Dr Karen Jones joins the blog to talk about being guest editor of a Special Issue of the journal Administrative Sciences, which brings together a variety of articles to provide perspectives on women and higher education leadership from countries as diverse as India, China, Saudi Arabia, Australia, the United States and the UK.

Putting this collection of articles together was particularly interesting because each one provides unique insights and perspectives”, says Karen, who is Associate Professor of Educational Leadership and Management at the IOE.

Karen’s research interests include gender, women and leadership. She explained: “this is an important topic, since the significant under representation of women in higher education leadership can be observed in every country around the world. This has been well documented over the past decade in the research literature. While this research has led to a deeper understanding of the exclusionary structures, processes, and practices that collectively create obstacles for women at various career stages, higher education institutions are slow to fix the problem.”

A key contribution of this Special Issue is that it provides fascinating and unique socio-cultural insights. For instance, Kameshwara and Shukla discuss how gender relations are rooted in the socio-cultural matrix in India. Zhao and Jones draw attention to identity and Discourse as an important, yet under-researched, aspect of women’s underrepresentation in higher education leadership and they apply this to a study of female higher education leaders in China. Alsubaie and Jones, through a synthesis of existing literature, explore the complex mix of social, religious, cultural and organisational barriers for women in Saudi Arabia and make proposals for future research directions.”

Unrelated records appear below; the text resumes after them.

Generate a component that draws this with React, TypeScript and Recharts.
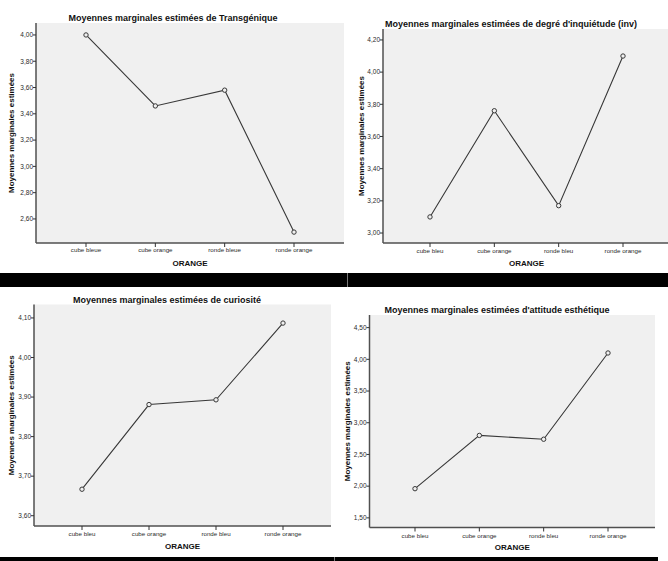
import React from 'react';
import { LineChart, Line, XAxis, YAxis, CartesianGrid } from 'recharts';

// categories of the ORANGE factor
const categoriesTransgenique = ['cube bleue', 'cube orange', 'ronde bleue', 'ronde orange'];
const categoriesOther = ['cube bleu', 'cube orange', 'ronde bleu', 'ronde orange'];

// estimated marginal means
const transgenique = [4.0, 3.46, 3.58, 2.5];
const inquietude = [3.1, 3.76, 3.17, 4.1];
const curiosite = [3.667, 3.881, 3.893, 4.087];
const esthetique = [1.96, 2.8, 2.74, 4.1];

// y tick labels
const ticksTransgenique = [2.6, 2.8, 3.0, 3.2, 3.4, 3.6, 3.8, 4.0];
const ticksInquietude = [3.0, 3.2, 3.4, 3.6, 3.8, 4.0, 4.2];
const ticksCuriosite = [3.6, 3.7, 3.8, 3.9, 4.0, 4.1];
const ticksEsthetique = [1.5, 2.0, 2.5, 3.0, 3.5, 4.0, 4.5];

const FONT = '"Liberation Sans", Arial, sans-serif';
const Y_LABEL = 'Moyennes marginales estimées';

const fmt = (v: number) => v.toFixed(2).replace('.', ',');

type PanelProps = {
  title: string;
  categories: string[];
  values: number[];
  ticks: number[];
  domain: [number, number];
  left: number;
  top: number;
  width: number;
  height: number;
  margin: { top: number; right: number; left: number; bottom: number };
  yWidth: number;
  xHeight: number;
  padding: { left: number; right: number };
  yLabelOffset: number;
  xLabelOffset: number;
  xTickMargin: number;
  titleX: number;
  titleY: number;
};

const Panel: React.FC<PanelProps> = (p) => {
  const data = p.categories.map((c, i) => ({ name: c, value: p.values[i] }));
  return (
    <>
      <div
        style={{
          position: 'absolute',
          left: p.titleX - 200,
          top: p.titleY - 6,
          width: 400,
          lineHeight: '12px',
          fontSize: 9,
          fontWeight: 'bold',
          textAlign: 'center',
          whiteSpace: 'nowrap',
          color: '#111',
          fontFamily: FONT,
        }}
      >
        {p.title}
      </div>
      <div style={{ position: 'absolute', left: p.left, top: p.top }}>
        <LineChart width={p.width} height={p.height} data={data} margin={p.margin}>
          <CartesianGrid fill="#f0f0f0" stroke="none" horizontal={false} vertical={false} />
          <XAxis
            dataKey="name"
            height={p.xHeight}
            padding={p.padding}
            interval={0}
            tickSize={4}
            tickMargin={p.xTickMargin}
            axisLine={{ stroke: '#505050', strokeWidth: 1.5 }}
            tickLine={{ stroke: '#333' }}
            tick={{ fontSize: 6.2, fill: '#2a2a2a', fontFamily: FONT }}
            label={{
              value: 'ORANGE',
              position: 'insideBottom',
              offset: p.xLabelOffset,
              style: { fontSize: 8, fontWeight: 'bold', fill: '#111', fontFamily: FONT },
            }}
          />
          <XAxis xAxisId="top" orientation="top" height={0} tick={false} tickLine={false} axisLine={{ stroke: '#8a8a8a' }} />
          <YAxis
            type="number"
            domain={p.domain}
            ticks={p.ticks}
            allowDataOverflow
            width={p.yWidth}
            tickSize={3}
            tickMargin={0}
            tickFormatter={fmt}
            axisLine={{ stroke: '#505050', strokeWidth: 1.5 }}
            tickLine={{ stroke: '#333' }}
            tick={{ fontSize: 6.5, fill: '#2a2a2a', fontFamily: FONT }}
            label={{
              value: Y_LABEL,
              angle: -90,
              position: 'insideLeft',
              offset: p.yLabelOffset,
              style: { textAnchor: 'middle', fontSize: 8, fontWeight: 'bold', fill: '#111', fontFamily: FONT },
            }}
          />
          <YAxis yAxisId="right" orientation="right" width={0} tick={false} tickLine={false} axisLine={{ stroke: '#8a8a8a' }} />
          <Line
            dataKey="value"
            stroke="#383838"
            strokeWidth={1.1}
            dot={{ r: 2.2, stroke: '#383838', strokeWidth: 1, fill: '#f0f0f0' }}
            isAnimationActive={false}
          />
        </LineChart>
      </div>
    </>
  );
};

export default function App() {
  return (
    <div
      style={{
        position: 'absolute',
        left: 0,
        top: 0,
        width: 668,
        height: 561,
        background: '#fff',
        overflow: 'hidden',
        fontFamily: FONT,
      }}
    >
      <Panel
        title="Moyennes marginales estimées de Transgénique"
        categories={categoriesTransgenique}
        values={transgenique}
        ticks={ticksTransgenique}
        domain={[2.417, 4.091]}
        left={0}
        top={0}
        width={350}
        height={273}
        margin={{ top: 23, right: 6, left: 0, bottom: 0 }}
        yWidth={36}
        xHeight={30}
        padding={{ left: 50, right: 50 }}
        yLabelOffset={11}
        xLabelOffset={7}
        xTickMargin={1}
        titleX={173}
        titleY={18}
      />
      <Panel
        title="Moyennes marginales estimées de degré d'inquiétude (inv)"
        categories={categoriesOther}
        values={inquietude}
        ticks={ticksInquietude}
        domain={[2.938, 4.268]}
        left={340}
        top={0}
        width={330}
        height={273}
        margin={{ top: 29, right: 0, left: 0, bottom: 0 }}
        yWidth={43}
        xHeight={30}
        padding={{ left: 47, right: 47 }}
        yLabelOffset={21}
        xLabelOffset={7}
        xTickMargin={2}
        titleX={511}
        titleY={24}
      />
      <Panel
        title="Moyennes marginales estimées de curiosité"
        categories={categoriesOther}
        values={curiosite}
        ticks={ticksCuriosite}
        domain={[3.574, 4.134]}
        left={0}
        top={287}
        width={340}
        height={270}
        margin={{ top: 17.5, right: 9, left: 0, bottom: 0 }}
        yWidth={34}
        xHeight={31}
        padding={{ left: 48, right: 48 }}
        yLabelOffset={11}
        xLabelOffset={8}
        xTickMargin={2}
        titleX={167}
        titleY={300}
      />
      <Panel
        title="Moyennes marginales estimées d'attitude esthétique"
        categories={categoriesOther}
        values={esthetique}
        ticks={ticksEsthetique}
        domain={[1.348, 4.699]}
        left={340}
        top={287}
        width={328}
        height={270}
        margin={{ top: 28, right: 13, left: 0, bottom: 0 }}
        yWidth={29.5}
        xHeight={29.5}
        padding={{ left: 45.5, right: 47 }}
        yLabelOffset={7}
        xLabelOffset={7}
        xTickMargin={2}
        titleX={497}
        titleY={310}
      />
      {/* black separators from the original screenshot */}
      <div style={{ position: 'absolute', left: 0, top: 273, width: 668, height: 14, background: '#000' }} />
      <div style={{ position: 'absolute', left: 347, top: 273, width: 1, height: 14, background: '#777' }} />
      <div style={{ position: 'absolute', left: 0, top: 557, width: 658, height: 4, background: '#000' }} />
      <div style={{ position: 'absolute', left: 334, top: 557, width: 1, height: 4, background: '#777' }} />
    </div>
  );
}
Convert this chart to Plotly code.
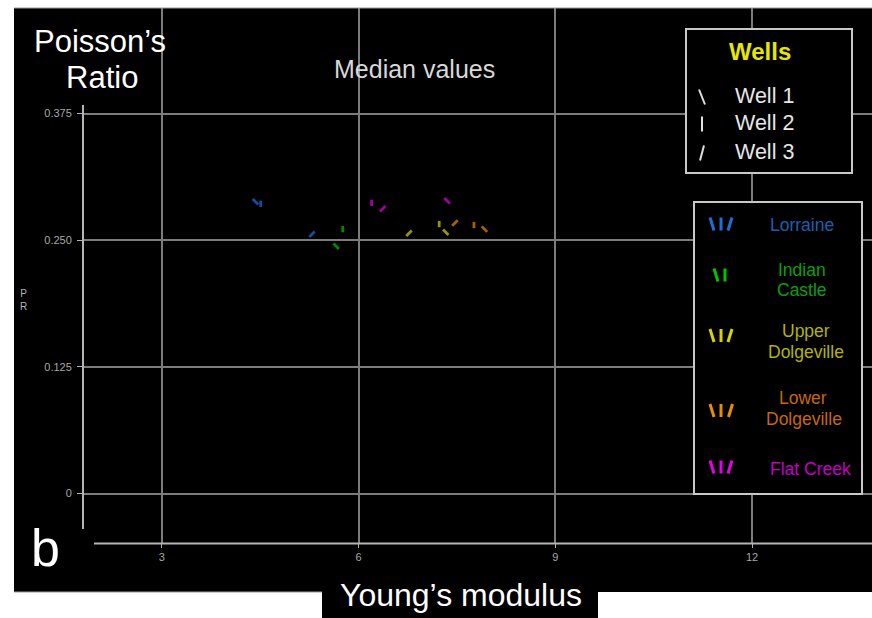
import plotly.graph_objects as go

# ---------------- data (median values per formation, per well) ----------------
formations = ["Lorraine", "Indian Castle", "Upper Dolgeville", "Lower Dolgeville", "Flat Creek"]
wells = ["Well 1", "Well 2", "Well 3"]

lorraine_ym = [4.43, 4.51, 5.29]
lorraine_pr = [0.288, 0.286, 0.256]
indian_castle_ym = [5.66, 5.76, None]
indian_castle_pr = [0.244, 0.261, None]
upper_dolgeville_ym = [7.33, 7.23, 6.77]
upper_dolgeville_pr = [0.258, 0.266, 0.257]
lower_dolgeville_ym = [7.92, 7.76, 7.47]
lower_dolgeville_pr = [0.261, 0.265, 0.267]
flat_creek_ym = [7.35, 6.20, 6.37]
flat_creek_pr = [0.289, 0.287, 0.281]

x_ticks = [3, 6, 9, 12]
x_tick_labels = ["3", "6", "9", "12"]
y_ticks = [0, 0.125, 0.25, 0.375]
y_tick_labels = ["0", "0.125", "0.250", "0.375"]

# ---------------- styles ----------------
FONT = "Liberation Sans, Arial, sans-serif"
well_symbols = ["line-nw", "line-ns", "line-ne"]
well_sizes = [5.5, 4.5, 5.5]
marker_colors = ["#1e6ed8", "#00c400", "#d4d400", "#ec8c00", "#e600e6"]
text_colors = ["#1a60b0", "#0aa00a", "#b4b400", "#c8680a", "#c400c4"]

series = [
    (lorraine_ym, lorraine_pr),
    (indian_castle_ym, indian_castle_pr),
    (upper_dolgeville_ym, upper_dolgeville_pr),
    (lower_dolgeville_ym, lower_dolgeville_pr),
    (flat_creek_ym, flat_creek_pr),
]

fig = go.Figure()
for name, (xs, ys), col in zip(formations, series, marker_colors):
    px_, py_, sy, sz, tx = [], [], [], [], []
    for i, (xv, yv) in enumerate(zip(xs, ys)):
        if xv is None or yv is None:
            continue
        px_.append(xv)
        py_.append(yv)
        sy.append(well_symbols[i])
        sz.append(well_sizes[i])
        tx.append(wells[i])
    fig.add_trace(go.Scatter(
        x=px_, y=py_, mode="markers", name=name, text=tx,
        marker=dict(symbol=sy, size=sz, color=col,
                    line=dict(color=col, width=2.8)),
        showlegend=False,
    ))

# ---------------- layout geometry (pixel helpers) ----------------
W, H = 872, 618
L, R, T, B = 83, 872, 8, 543


def X(p):
    return (p - L) / (R - L)


def Y(p):
    return (B - p) / (B - T)


shapes = []
# white page border areas outside the black panel
for (x0, y0, x1, y1) in [(0, 0, 14, 618), (0, 0, 872, 8), (0, 592, 322, 618), (598, 592, 872, 618)]:
    shapes.append(dict(type="rect", xref="paper", yref="paper", layer="above",
                       x0=X(x0), x1=X(x1), y0=Y(y0), y1=Y(y1),
                       fillcolor="white", line=dict(width=0)))
# faint gray edge of the black panel
shapes.append(dict(type="line", xref="paper", yref="paper", layer="above",
                   x0=X(14), x1=X(872), y0=Y(8), y1=Y(8),
                   line=dict(color="#9a9a9a", width=1)))
shapes.append(dict(type="line", xref="paper", yref="paper", layer="above",
                   x0=X(14), x1=X(322), y0=Y(592), y1=Y(592),
                   line=dict(color="#9a9a9a", width=1)))

# axis lines
shapes.append(dict(type="line", xref="paper", yref="paper", layer="above",
                   x0=X(83), x1=X(83), y0=Y(105), y1=Y(529),
                   line=dict(color="#b4b4b4", width=2)))
shapes.append(dict(type="line", xref="paper", yref="paper", layer="above",
                   x0=X(94), x1=X(872), y0=Y(543.5), y1=Y(543.5),
                   line=dict(color="#b4b4b4", width=2)))

# legend boxes
for (x0, y0, x1, y1) in [(686, 29, 852, 173), (694, 202, 862, 494)]:
    shapes.append(dict(type="rect", xref="paper", yref="paper", layer="above",
                       x0=X(x0), x1=X(x1), y0=Y(y0), y1=Y(y1),
                       fillcolor="black", line=dict(color="#c8c8c8", width=2)))

# Wells legend glyphs
well_glyph_rows = [97, 124, 153]
for k, cy in enumerate(well_glyph_rows):
    cx = 702
    if k == 0:
        xa, xb = cx - 3, cx + 3
    elif k == 1:
        xa, xb = cx, cx
    else:
        xa, xb = cx + 2, cx - 2
    shapes.append(dict(type="line", xref="paper", yref="paper", layer="above",
                       x0=X(xa), x1=X(xb), y0=Y(cy - 7.5), y1=Y(cy + 7.5),
                       line=dict(color="#e0e0e0", width=2)))

# formation legend glyphs
glyph_rows = [224, 275, 335.5, 410.5, 467]
glyph_cols = [[712, 721, 730], [716, 725], [712, 721, 730], [712, 721, 730.5], [712, 721, 730]]
for cy, cols, col in zip(glyph_rows, glyph_cols, marker_colors):
    for k, cx in enumerate(cols):
        if k == 0:
            xa, xb = cx - 2, cx + 2
        elif k == 1:
            xa, xb = cx, cx
        else:
            xa, xb = cx + 2, cx - 2
        shapes.append(dict(type="line", xref="paper", yref="paper", layer="above",
                           x0=X(xa), x1=X(xb), y0=Y(cy - 6.5), y1=Y(cy + 6.5),
                           line=dict(color=col, width=3)))

annotations = []


def ann(text, xp, yp, size, color, bold=False, xanchor="center"):
    t = f"<b>{text}</b>" if bold else text
    annotations.append(dict(text=t, xref="paper", yref="paper", x=X(xp), y=Y(yp),
                            xanchor=xanchor, yanchor="middle", showarrow=False,
                            font=dict(family=FONT, size=size, color=color)))


ann("Poisson\u2019s", 100, 42, 31, "white")
ann("Ratio", 102, 77, 31, "white")
ann("Median values", 414, 69, 25, "#d8d8d8")
ann("b", 45.5, 548, 52, "white")
ann("Young\u2019s modulus", 461, 595, 32, "white")
ann("P<br>R", 23, 300, 10, "#b4b4b4")

ann("Wells", 760, 52, 24, "#e6e600", bold=True)
for name, cy in zip(wells, well_glyph_rows):
    ann(name, 733, cy - 1, 21.5, "#e6e6e6", xanchor="left")

legend_text_rows = [
    [("Lorraine", 802, 225)],
    [("Indian", 802, 270), ("Castle", 802, 290)],
    [("Upper", 806, 331), ("Dolgeville", 806, 352)],
    [("Lower", 803, 398), ("Dolgeville", 804, 419)],
    [("Flat Creek", 810, 469)],
]
for rows, col in zip(legend_text_rows, text_colors):
    for (t, xp, yp) in rows:
        ann(t, xp, yp, 17.5, col)

fig.update_layout(
    width=W, height=H,
    margin=dict(l=L, r=W - R, t=T, b=H - B, pad=0),
    paper_bgcolor="black", plot_bgcolor="black",
    font=dict(family=FONT, color="#aaaaaa"),
    xaxis=dict(range=[(L + 35.1) / 65.6, (R + 35.1) / 65.6],
               tickmode="array", tickvals=x_ticks, ticktext=x_tick_labels,
               showgrid=True, gridcolor="#7c7c7c", gridwidth=1.5,
               zeroline=False, showline=False,
               ticks="outside", ticklen=4, tickcolor="#b4b4b4", tickwidth=1,
               tickfont=dict(family=FONT, size=11, color="#a8a8a8")),
    yaxis=dict(range=[(493.6 - B) / 1013.3, (493.6 - T) / 1013.3],
               tickmode="array", tickvals=y_ticks, ticktext=y_tick_labels,
               showgrid=True, gridcolor="#7c7c7c", gridwidth=1.5,
               zeroline=False, showline=False,
               ticks="outside", ticklen=5, tickcolor="#b4b4b4", tickwidth=1,
               ticklabelstandoff=3,
               tickfont=dict(family=FONT, size=11, color="#a8a8a8")),
    shapes=shapes,
    annotations=annotations,
    showlegend=False,
)

fig.write_html("out.html")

The Special Issue also draws attention to structural and organisational barriers. For example, Burkinshaw and White, through two case studies – one with female Vice-Chancellors in the UK and, the second, female early career academics at an Australian university, argue that women’s growing resistance, particularly of the younger generation, reflects their dissatisfaction with higher education leadership communities of practice of masculinities. Vicary and Jones, through autoethnography, show how casual, non-permanent forms of employment that have become common practice in higher education can stifle leadership aspirations due to lack of career progression opportunities and lead to a sense of alienation from the target community of practice. Selzer, Howton and Wallace, in a co-produced autoethnography, provide a critique of a women’s-only leadership development programme in higher education in the


United States. Finally, Manifredi writes a compelling argument for positive action in recruitment and promotion to tackle women’s under-representation in senior leadership roles.”